Agricultural workers exposed to Covid-19 infection risks in Ecuador and Peru

ARTICLE | 2 April 2020

Unsustainable business practices risk exacerbating the impacts of the Covid-19 pandemic and threatening the lives and livelihoods of workers and communities already at risk.

In Latin America several countries have declared states of emergency and adopted protective measures such as curfews, quarantines and school and workplace closures to limit the spread. However, in Ecuador and Peru agricultural workers say they are exposed to working conditions that put them at risk of being infected, while fearing they will lose their jobs if they stay at home.

In both countries, the agricultural sectors apply less strict labour laws than others and can, for example, keep workers on temporary contracts for long periods which puts them in a precarious situation if they fall ill.

According to human rights organisation La Comisión de Derechos Humanos de Ica (CODEHICA), workers in Peru’s Ica valley report being threatened with dismissal if they fail to show up for work, even if they feel ill or belong to a high-risk group. Agricultural company vehicles transporting them to work are usually crowded and workers cannot maintain a safe distance as recommended by health authorities.

“There is not enough protection for the workers. They sometimes have to drink water from the same glasses when they are in the fields,” says CODEHICA director Gustavo Echegaray.

The Ica valley in southern Peru is a major producer of fruits and vegetables such as asparagus, avocados and grapes for export to European supermarkets. Swedwatch and Diakonia have worked with CODEHICA to highlight the severe human rights and environmental impacts of the industry in the valley. Excessive use of water for commercial crops leaves workers and their families with poor access to clean water and sanitation and increases their risk of infection as the coronavirus spreads.

In Ecuador, the labour rights organisation Asociación Sindical de Trabajadores Agrícolas y Campesinos (ASTAC), reports a lack of protective measures in the banana sector. Many workers in plantations producing bananas for export have no social security coverage and little access to adequate health care. According to ASTAC, respiratory problems are already widespread due to the heavy use of pesticides and workers worry about becoming seriously ill if they are infected.

ASTAC’s women’s coordinator Maricela Guzman says many women work excessive hours and are concerned about vulnerable family members at home alone.

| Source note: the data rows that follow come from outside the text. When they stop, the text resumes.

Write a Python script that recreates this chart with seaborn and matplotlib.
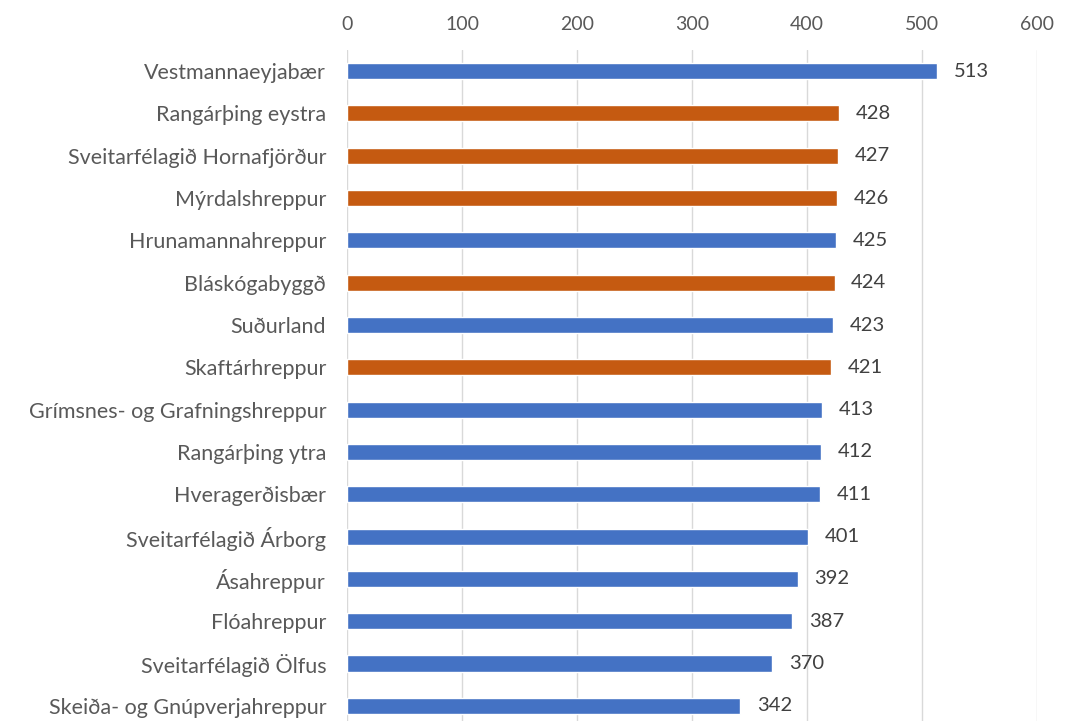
import numpy as np
import pandas as pd
import seaborn as sns
import matplotlib.pyplot as plt

# data
names = ['Vestmannaeyjabær', 'Rangárþing eystra', 'Sveitarfélagið Hornafjörður',
         'Mýrdalshreppur', 'Hrunamannahreppur', 'Bláskógabyggð', 'Suðurland',
         'Skaftárhreppur', 'Grímsnes- og Grafningshreppur', 'Rangárþing ytra',
         'Hveragerðisbær', 'Sveitarfélagið Árborg', 'Ásahreppur', 'Flóahreppur',
         'Sveitarfélagið Ölfus', 'Skeiða- og Gnúpverjahreppur']
values = [513, 428, 427, 426, 425, 424, 423, 421, 413, 412, 411, 401, 392, 387, 370, 342]
group = ['a', 'b', 'b', 'b', 'a', 'b', 'a', 'b', 'a', 'a', 'a', 'a', 'a', 'a', 'a', 'a']

df = pd.DataFrame({'name': names, 'value': values, 'group': group})

sns.set_style("white")
plt.rcParams['font.family'] = ['Lato', 'DejaVu Sans']

fig = plt.figure(figsize=(10.82, 7.21), dpi=100)
ax = fig.add_axes([0.3207, -0.0083, 0.6377, 0.939])

sns.barplot(data=df, y='name', x='value', hue='group', orient='h', dodge=False,
            palette={'a': '#4472C4', 'b': '#C55A11'}, saturation=1, width=0.38,
            legend=False, ax=ax)

for c in ax.containers:
    ax.bar_label(c, padding=12, fontsize=14.5, color='#404040')

ax.set_xlim(0, 600)
ax.set_ylim(len(names) - 0.5, -0.5)
ax.set_xticks(np.arange(0, 601, 100))
ax.xaxis.tick_top()
ax.tick_params(axis='both', length=0, labelcolor='#595959')
ax.tick_params(axis='x', pad=12, labelsize=14)
ax.tick_params(axis='y', pad=15, labelsize=15.5)
ax.grid(axis='x', color='#d9d9d9', linewidth=1)
ax.set_axisbelow(True)
for s in ax.spines.values():
    s.set_visible(False)
ax.set_xlabel('')
ax.set_ylabel('')

plt.savefig('out.png', dpi=100)
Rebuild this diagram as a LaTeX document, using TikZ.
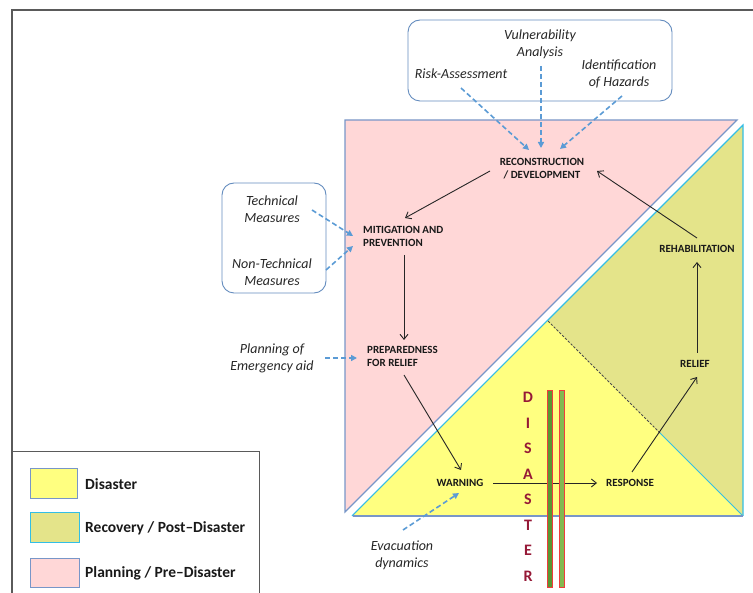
\documentclass[tikz,border=0pt]{standalone}
\usepackage{fontspec}
\setmainfont{Carlito}
\usetikzlibrary{arrows.meta,calc}
\definecolor{pinkfill}{RGB}{255,215,215}
\definecolor{yelfill}{RGB}{255,255,128}
\definecolor{grnfill}{RGB}{228,228,138}
\definecolor{triedge}{RGB}{120,150,200}
\definecolor{cyanedge}{RGB}{50,190,230}
\definecolor{dashblue}{RGB}{91,155,213}
\definecolor{boxedge}{RGB}{100,140,190}
\definecolor{framegray}{RGB}{90,90,90}
\definecolor{maroon}{RGB}{150,25,55}
\definecolor{barred}{RGB}{240,60,60}
\definecolor{bargreenA}{RGB}{90,150,50}
\definecolor{bargreenB}{RGB}{130,185,80}
\tikzset{
  lbl/.style={font=\fontsize{11}{13}\selectfont\bfseries, align=center, inner sep=0pt, text=black!90},
  lbll/.style={lbl, align=left, anchor=west},
  itl/.style={font=\fontsize{14}{17}\selectfont\itshape, align=center, inner sep=0pt, text=black!85},
  legtxt/.style={font=\fontsize{15.5}{17}\selectfont\bfseries, anchor=west, inner sep=0pt, text=black!90},
  arr/.style={draw=black!85, line width=0.9pt, -{Straight Barb[length=5pt,width=8pt]}},
  darr/.style={draw=dashblue, line width=1.6pt, dash pattern=on 5pt off 3pt, -{Triangle[length=6pt,width=6pt]}},
  rbox/.style={draw=boxedge, line width=0.9pt, rounded corners=12pt},
  swatch/.style={line width=1pt},
}
\begin{document}
\begin{tikzpicture}[x=1pt,y=-1pt]
\useasboundingbox (0,0) rectangle (753,593);
% outer frame
\draw[framegray, line width=1.8pt] (12,600) -- (12,10) -- (760,10);
% recovery triangle
\fill[grnfill] (743,125) -- (743,516) -- (352,516) -- cycle;
\draw[cyanedge, line width=1.2pt] (352,516) -- (743,125) -- (743,516);
% disaster triangle
\fill[yelfill] (353,516) -- (548,321) -- (743,516) -- cycle;
\draw[black!70, line width=0.8pt, dash pattern=on 2.5pt off 1.5pt] (548,321) -- (660,433);
\draw[cyanedge, line width=0.9pt] (660,433) -- (743,516);
\draw[triedge, line width=1.2pt] (353,516) -- (743,516);
% planning triangle
\draw[triedge, line width=1.2pt, fill=pinkfill] (345,120) -- (737,120) -- (345,512) -- cycle;
% top box
\draw[rbox] (408,20) rectangle (672,101);
\node[itl] (vuln) at (540,44.5) {Vulnerability\\Analysis};
\node[itl] (risk) at (461,74) {Risk-Assessment};
\node[itl] (ident) at (619,74) {Identification\\of Hazards};
% left box
\draw[rbox] (222,183) rectangle (326,293);
\node[itl] (tech) at (272,209) {Technical\\Measures};
\node[itl] (nontech) at (272,272) {Non-Technical\\Measures};
\node[itl] (plan) at (272,358.5) {Planning of\\Emergency aid};
\node[itl] (evac) at (402,555) {Evacuation\\dynamics};
% stage labels
\node[lbl] (recon) at (542,168.5) {RECONSTRUCTION\\/ DEVELOPMENT};
\node[lbll] (mitig) at (363,236.5) {MITIGATION AND\\PREVENTION};
\node[lbll] (prep) at (367,356.5) {PREPAREDNESS\\FOR RELIEF};
\node[lbl] (warn) at (460,483) {WARNING};
\node[lbl] (resp) at (630,483) {RESPONSE};
\node[lbl] (relief) at (695,364) {RELIEF};
\node[lbl] (rehab) at (697,249) {REHABILITATION};
% cycle arrows
\draw[arr] ($(recon)+(-52,2.5)$) -- ($(mitig.west)+(42,-18.5)$);
\draw[arr] ($(mitig.west)+(41,18.5)$) -- ($(prep.west)+(37,-16.5)$);
\draw[arr] ($(prep.west)+(37,18.5)$) -- ($(warn)+(1,-13)$);
\draw[arr] ($(warn)+(33,0)$) -- ($(resp)+(-33,0)$);
\draw[arr] ($(resp)+(2,-11)$) -- ($(relief)+(2,13)$);
\draw[arr] ($(relief)+(2,-11)$) -- ($(rehab)+(0,13)$);
\draw[arr] ($(rehab)+(0,-11)$) -- ($(recon)+(55,2.5)$);
% dashed input arrows
\draw[darr] ($(risk)+(0,14)$) -- ($(recon)+(-13,-18.5)$);
\draw[darr] ($(vuln)+(1,21.5)$) -- ($(recon)+(-1,-20.5)$);
\draw[darr] ($(ident)+(3,22)$) -- ($(recon)+(18,-19.5)$);
\draw[darr] ($(tech)+(40,1)$) -- ($(mitig.west)+(-10,-0.5)$);
\draw[darr] ($(nontech)+(54,-2)$) -- ($(mitig.west)+(-10,9.5)$);
\draw[darr] ($(plan)+(53,-0.5)$) -- ($(prep.west)+(-10,1.5)$);
\draw[darr] ($(evac)+(1,-25)$) -- ($(warn)+(-1,10)$);
% disaster bars
\draw[barred, line width=0.8pt, fill=bargreenA] (547,390) rectangle (552.5,587);
\draw[barred, line width=0.8pt, fill=bargreenB] (559,390) rectangle (564.5,587);
\node[font=\fontsize{16}{25.5}\selectfont\bfseries, text=maroon, align=center, inner sep=0pt] (dis) at (528,487) {D\\I\\S\\A\\S\\T\\E\\R};
% legend
\draw[framegray, line width=1pt] (12,452) -- (259,452) -- (259,600);
\draw[swatch, draw=triedge, fill=yelfill] (30,469) rectangle (77,499);
\node[legtxt] (lyel) at (85,484) {Disaster};
\draw[swatch, draw=cyanedge, fill=grnfill] (30,513) rectangle (79,543);
\node[legtxt] (lgrn) at (85,528) {Recovery / Post–Disaster};
\draw[swatch, draw=triedge, fill=pinkfill] (30,559) rectangle (79,587);
\node[legtxt] (lpnk) at (85,573) {Planning / Pre–Disaster};
\end{tikzpicture}
\end{document}
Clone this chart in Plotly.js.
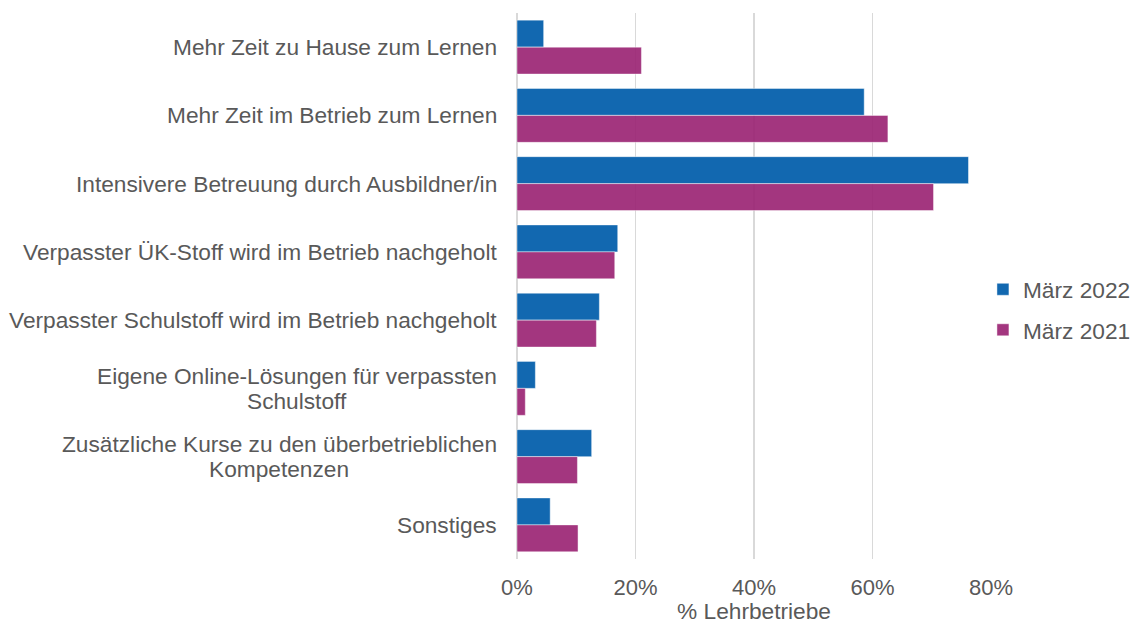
<!DOCTYPE html>
<html>
<head>
<meta charset="utf-8">
<script src="https://cdn.plot.ly/plotly-3.0.1.min.js"></script>
<style>html,body{margin:0;padding:0;background:#fff;}#chart{width:1133px;height:624px;}</style>
</head>
<body>
<div id="chart"></div>
<script>
var categories = [
  "Mehr Zeit zu Hause zum Lernen",
  "Mehr Zeit im Betrieb zum Lernen",
  "Intensivere Betreuung durch Ausbildner/in",
  "Verpasster ÜK-Stoff wird im Betrieb nachgeholt",
  "Verpasster Schulstoff wird im Betrieb nachgeholt",
  "Eigene Online-Lösungen für verpassten<br>Schulstoff",
  "Zusätzliche Kurse zu den überbetrieblichen<br>Kompetenzen",
  "Sonstiges"
];
var series2022 = [0.045, 0.586, 0.762, 0.170, 0.139, 0.031, 0.126, 0.056];
var series2021 = [0.210, 0.626, 0.703, 0.165, 0.134, 0.014, 0.102, 0.103];
var seriesNames = ["März 2022", "März 2021"];
var xTicks = [0, 0.2, 0.4, 0.6, 0.8];
var xTitle = "% Lehrbetriebe";

var textColor = "#595959";
var fontFamily = "Liberation Sans, Arial, sans-serif";
var fs = 22.7;
var tickFs = 22;

var traces = [
  {
    type: "bar", orientation: "h", name: seriesNames[0],
    y: categories, x: series2022, legendgroup: "a",
    marker: {color: "#1268B0", line: {color: "rgba(255,255,255,0.45)", width: 1}},
    hoverinfo: "x+y"
  },
  {
    type: "bar", orientation: "h", name: seriesNames[1],
    y: categories, x: series2021, legendgroup: "b",
    marker: {color: "rgba(153,32,113,0.9)", line: {color: "rgba(255,255,255,0.45)", width: 1}},
    hoverinfo: "x+y"
  }
];

// measure text width for centring wrapped labels
var cv = document.createElement("canvas").getContext("2d");
cv.font = fs + "px 'Liberation Sans'";
function textWidth(s) { return cv.measureText(s).width; }

var lineGap = 25;
var annotations = [];
categories.forEach(function (c) {
  var lines = c.split("<br>");
  var n = lines.length;
  var w0 = textWidth(lines[0]);
  lines.forEach(function (ln, i) {
    var ys = ((n - 1) / 2 - i) * lineGap;
    var a = {
      xref: "paper", yref: "y", x: 0, y: c, text: ln,
      yanchor: "middle", yshift: ys, showarrow: false,
      font: {family: fontFamily, size: fs, color: textColor}
    };
    if (i === 0) { a.xanchor = "right"; a.xshift = -18; }
    else { a.xanchor = "center"; a.xshift = -20 - w0 / 2; }
    annotations.push(a);
  });
});

var layout = {
  width: 1133, height: 624,
  margin: {l: 517, r: 142, t: 13, b: 65, pad: 0, autoexpand: false},
  paper_bgcolor: "#fff", plot_bgcolor: "#fff",
  font: {family: fontFamily, size: fs, color: textColor},
  barmode: "group", bargap: 0.21, bargroupgap: 0,
  showlegend: true,
  legend: {
    x: 0.983, xanchor: "left", y: 0.456, yanchor: "middle",
    traceorder: "grouped", tracegroupgap: 8,
    font: {family: fontFamily, size: fs, color: textColor},
    bgcolor: "rgba(0,0,0,0)"
  },
  xaxis: {
    range: [0, 0.8], tickvals: xTicks, tickformat: ".0%",
    showgrid: true, gridcolor: "#D9D9D9", gridwidth: 1.5,
    zeroline: true, zerolinecolor: "#D9D9D9", zerolinewidth: 1.5,
    showline: false, ticks: "", ticklabelstandoff: 13,
    tickfont: {family: fontFamily, size: tickFs, color: textColor},
    title: {text: xTitle, standoff: 18, font: {family: fontFamily, size: fs, color: textColor}},
    fixedrange: true
  },
  yaxis: {
    type: "category", autorange: "reversed",
    showticklabels: false, showgrid: false, zeroline: false, showline: false, ticks: "",
    fixedrange: true
  },
  annotations: annotations
};

Plotly.newPlot("chart", traces, layout, {displayModeBar: false, staticPlot: true});
</script>
</body>
</html>
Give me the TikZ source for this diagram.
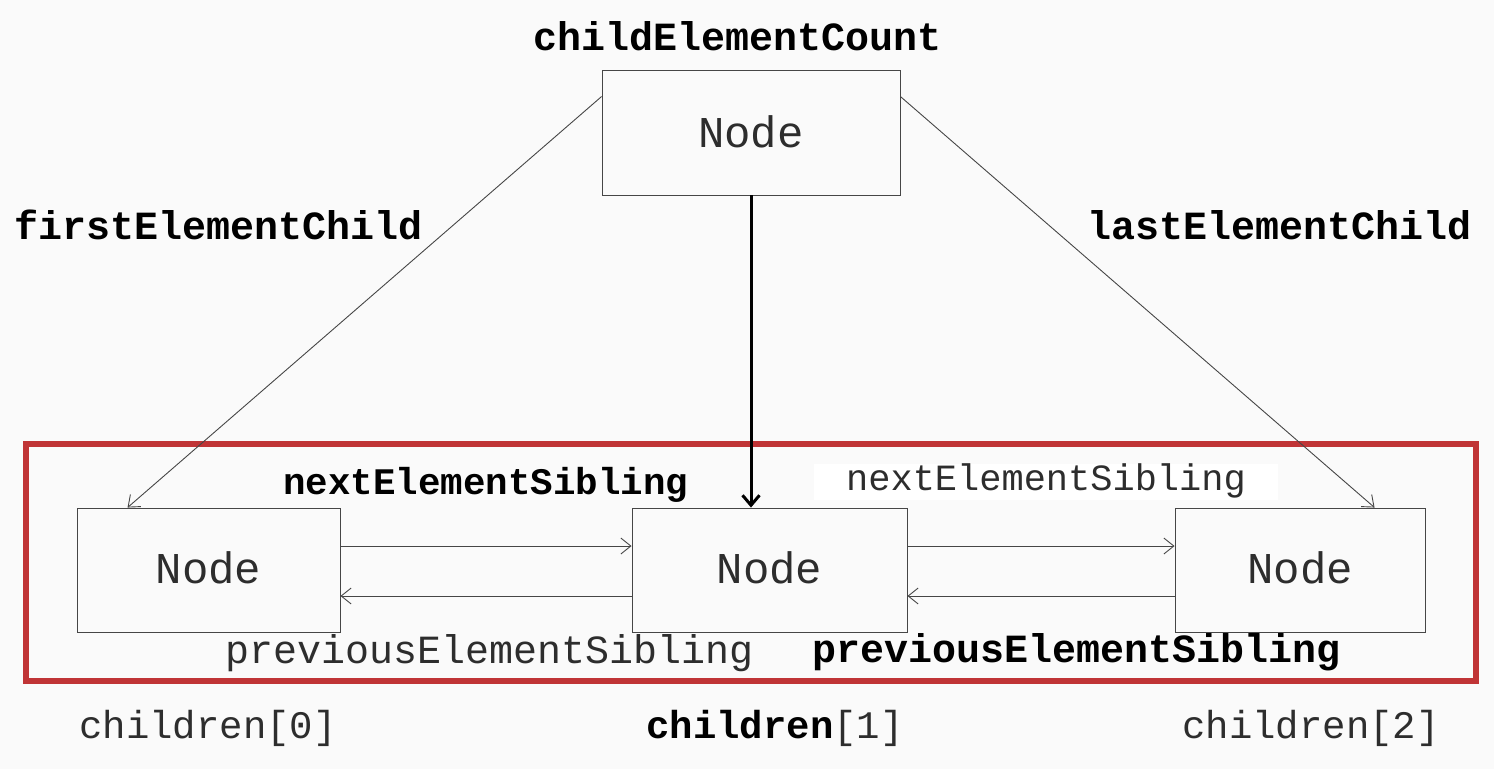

Workers often live in extended families with very young and elderly in the same household, often staying in poor and crowded conditions which can exacerbate the risk of the virus spreading throughout the community.

“Companies purchasing Ecuadorian bananas should put pressure on their suppliers to protect agricultural workers including providing adequate protective gear and offering decent working hours. They should also pay a fair price for our bananas,” she says.

Both ASTAC and CODEHICA have called on authorities and companies to take urgent measures to protect the health and wellbeing of workers.